How to Keep Heroin Addicts From Overdosing in Your Bathroom

A syringe lies in the grass in Boston on June 14 Photograph by Michael Dwyer/AP Photo

The number of fatal heroin overdoses in the U.S. doubled in the decade ended 2011. In Boston, health officials are asking the city’s small business owners to help prevent deaths.

Data from the city’s emergency responders show that a substantial number of fatal overdoses occur in public bathrooms. To address the problem, Boston Public Health Commission workers are canvassing businesses in high-use areas and asking them to perform periodic lavatory checks and fix bathroom doors to lock from the outside, thus requiring a key to enter.

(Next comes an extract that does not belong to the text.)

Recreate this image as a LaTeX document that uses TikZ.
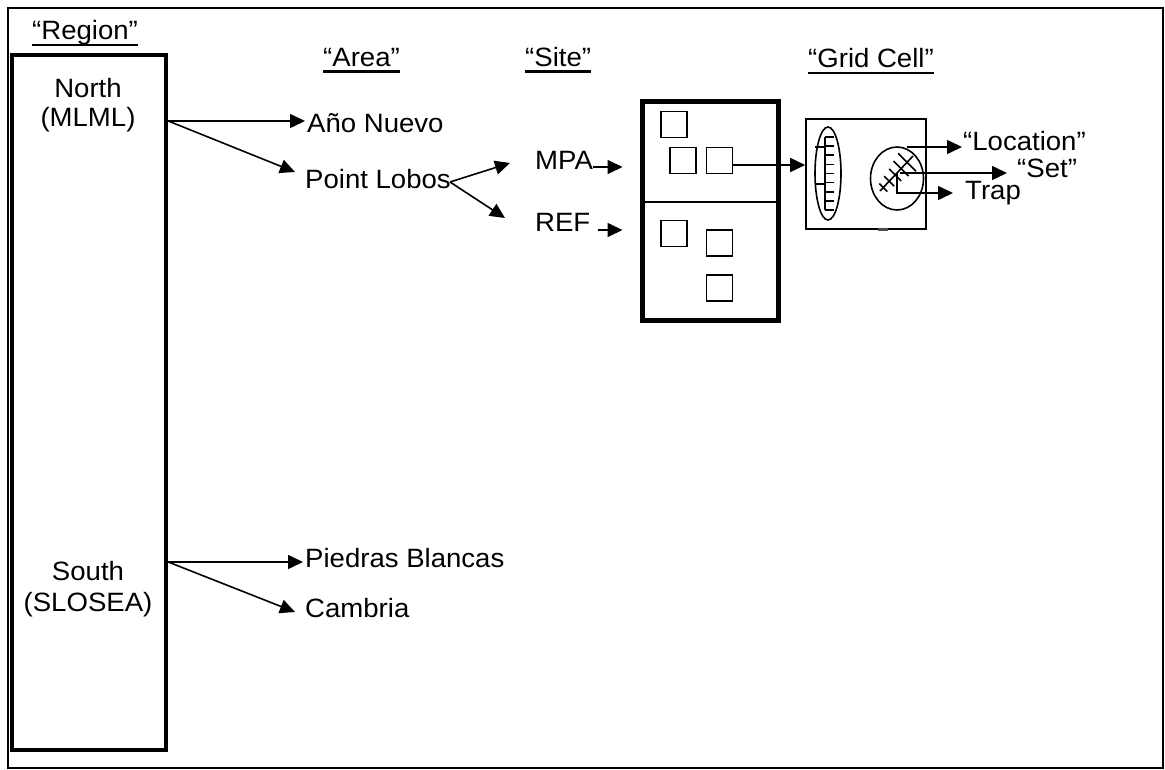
\documentclass[tikz,border=0pt]{standalone}
\usepackage{fontspec}
\setmainfont{Liberation Sans}[FakeStretch=1.04]
\usetikzlibrary{arrows.meta,positioning,calc}

\newcommand\tierhead[1]{\setbox0=\hbox{#1}\rlap{\rule[-6.2pt]{\wd0}{2.5pt}}\box0}

\begin{document}
\begin{tikzpicture}[x=1pt, y=-1pt,
  every node/.style={font=\fontsize{26.5}{29}\selectfont},
  lbl/.style={inner sep=0pt, anchor=base west},
  arr/.style={-{Triangle[length=15pt,width=14pt]}, line width=1.6pt},
  cell/.style={draw, line width=1.7pt, minimum size=26pt, inner sep=0pt},
  thin/.style={line width=1.6pt}
]
\useasboundingbox (0,0) rectangle (1165,770);
\draw[line width=2.5pt] (8,8) rectangle (1163,768);

% region column
\node[draw, line width=4.5pt, minimum width=154pt, minimum height=695pt, inner sep=0pt] (region) at (89,402.5) {};
\node[lbl] (regionhd) at (32,40) {\tierhead{“Region”}};
\node[align=center, inner sep=0pt, anchor=north] (north) at (88,78.5) {North\\(MLML)};
\node[align=center, inner sep=0pt, anchor=north] (south) at (88,561) {South\\[2.5pt](SLOSEA)};

% tier headings
\node[lbl] (areahd) at (323,66.7) {\tierhead{“Area”}};
\node[lbl] (sitehd) at (525,66.7) {\tierhead{“Site”}};
\node[lbl] (gridhd) at (808,68) {\tierhead{“Grid Cell”}};

% areas
\node[lbl] (anuevo) at (307,132.7) {Año Nuevo};
\node[lbl] (plobos) at (305,188.3) {Point Lobos};
\node[lbl] (pblancas) at (305,567.5) {Piedras Blancas};
\node[lbl] (cambria) at (305,617.3) {Cambria};

% sites
\node[lbl] (mpa) at (535,170) {MPA};
\node[lbl] (refsite) at (535,231.5) {REF};

% site block with cells
\node[draw, line width=5pt, minimum width=136pt, minimum height=218pt, inner sep=0pt] (site) at (710,211) {};
\draw[line width=1.8pt] (site.west |- 0,202) -- (site.east |- 0,202);
\foreach \n/\x/\y in {1/674/124.5, 2/683/160.5, 3/719.5/160.5,
                      4/674/233.5, 5/719.5/243, 6/719.5/288}
  \node[cell] (sq\n) at (\x,\y) {};

% grid cell
\node[draw, thin, minimum width=120pt, minimum height=110pt, inner sep=0pt] (gridcell) at (866,174) {};
\draw[line width=2.8pt, black!70] ($(gridcell.south)+(12,0)$) -- ($(gridcell.south)+(22,0)$);
\draw[thin] (828,173.5) ellipse [x radius=13pt, y radius=46.5pt];
\draw[thin] (825,137) -- (825,210);
\foreach \i in {0,...,8}
  \draw[thin] (825,137+9.125*\i) -- (834,137+9.125*\i);
\draw[thin] (815,147) -- (825,147) (815,184) -- (825,184);
\coordinate (trapc) at (897,178.5);
\draw[thin] (trapc) ellipse [x radius=26.5pt, y radius=31.5pt];
\draw[thin] (880,191) -- (913,156);
\foreach \t/\a in {0.1/4, 0.28/5, 0.46/6, 0.64/7.5, 0.82/9}
  \draw[thin] ({880+33*\t-\a},{191-35*\t-\a}) -- ({880+33*\t+\a},{191-35*\t+\a});

% grid cell parts
\node[lbl] (location) at (963,150.5) {“Location”};
\node[lbl] (setlbl) at (1017,178) {“Set”};
\node[lbl] (trap) at (965,200) {Trap};

% connectors
\coordinate (nsplit) at (region.east |- 0,121);
\coordinate (ssplit) at (region.east |- 0,562);
\coordinate (lsplit) at (450,182);
\coordinate (mpaout) at ($(mpa.base east)+(0,-3)$);
\coordinate (refout) at ($(refsite.base east)+(7,-1.5)$);
\coordinate (cellout) at ($(sq3.east)+(0,4.5)$);
\coordinate (locstart) at (907,147);
\coordinate (setstart) at (900,173);
\coordinate (trapstart) at (897,173);

\draw[arr] (nsplit) -- ($(anuevo.base west)+(-2,-11.7)$);
\draw[arr] (nsplit) -- ($(plobos.base west)+(-10,-16.3)$);
\draw[arr] (ssplit) -- ($(pblancas.base west)+(-2,-5.5)$);
\draw[arr] (ssplit) -- ($(cambria.base west)+(-10,-5.3)$);
\draw[arr] (lsplit) -- ($(mpa.base west)+(-25,-7)$);
\draw[arr] (lsplit) -- ($(refsite.base west)+(-30,-13.5)$);
\draw[arr] (mpaout) -- ($(mpaout -| site.west)+(-17,0)$);
\draw[arr] (refout) -- ($(refout -| site.west)+(-17,0)$);
\draw[arr] (cellout) -- (cellout -| gridcell.west);
\draw[arr] (locstart) -- ($(location.base west)+(-1,-3.5)$);
\draw[arr] (setstart) -- ($(setlbl.base west)+(-10,-5)$);
\draw[arr] (trapstart) |- ($(trap.base west)+(-12,-7)$);
\end{tikzpicture}
\end{document}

Next month, the city will also begin training willing business owners and their staffs to notice signs of an overdose, such as slow breathing, blue lips or fingertips, and unresponsiveness. Public health officials will also instruct merchants how to use naloxone, a drug that can be administered by nasal spray to save the lives of people who overdose. The training programs will start in high-risk areas and expand citywide, says McKenzie Ridings, a spokeswoman for the public health agency.

Training those most likely to encounter overdose cases is an old prevention strategy. The Harm Reduction Coalition, a nonprofit that seeks to reduce the negative consequences of drug use, has offered naloxone kits and training at jails, homeless shelters, and single-room-occupancy hotels since the 1990s. A survey conducted by HRC and the Centers for Disease Control showed that 188 local programs that distributed naloxone reversed more than 10,000 overdoses from 1996 to 2010.

Expanding training programs to reach a broader group of business owners is a less common strategy, but one that could gain traction as heroin deaths increase. For some small business owners, thinking about addicts shooting up in their bathroom stalls may seem unpleasant. But asking merchants to look for the signs of an overdose could save lives.